When using intelligent goods checking value-added service, SF courier personnel shall correct its courier when it collects goods that are not listed on the return receipt, and shall waive the basic service fee and value-added service fee with such orders. Both Parties agree that this Article shall not be applicable during the Test Operation Period.

 

(3)

When SF courier personnel inputs the collection time in advance and such goods has not been returned, such parcels shall be treated as lost parcels.
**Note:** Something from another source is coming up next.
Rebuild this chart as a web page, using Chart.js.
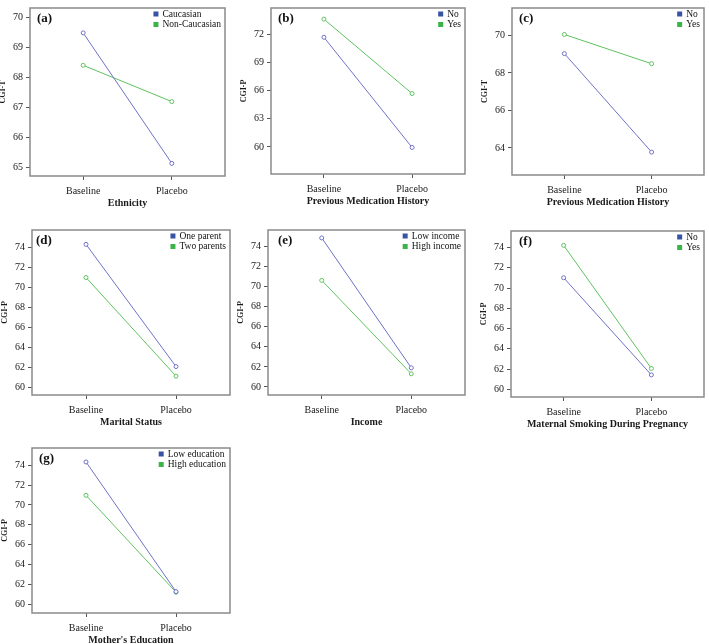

The compensation shall be subject to the actual amount of such orders and up to RMB[***]. Both Parties agree that this Article shall not be applicable during the Test Operation Period.

 

(4)

When SF conducts dishonest manner, it shall be subject to penalty of RMB[***] per order. Vipshop shall provide relevant evidence and such dishonest manners include:

 

  a)

Intentionally overcharge from customers, and refuse to handle it after Vipshop’s feedback and cause customers’ complaints.

 

  b)

Collect goods without any return order (excluding when customers courier it back on its own, but shall be subject to customers confirmation).

 

  c)

Intentionally input wrong information into system and hence result in a failure of collecting returned goods, and then transfer such goods to a to a third party courier service company (excluding the situation that failure to enter the system by mistake after successful collection and change it to successful collection, such behaviour shall not be treated as dishonest.).

 

  d)

For the orders within the area of returned goods collection service, SF intentionally induce customer to return goods by itself.

 

  e)

Other obvious dishonest manners that are confirmed by both Parties.

Any order that is subject to penalty in accordance with Article 1 (Outbound Orders Services) or Article 2 (Returned Orders Services) in this Annex shall only be subject to penalty at once. The penalty shall not be calculated cumulatively, and the higher amount of penalty shall apply.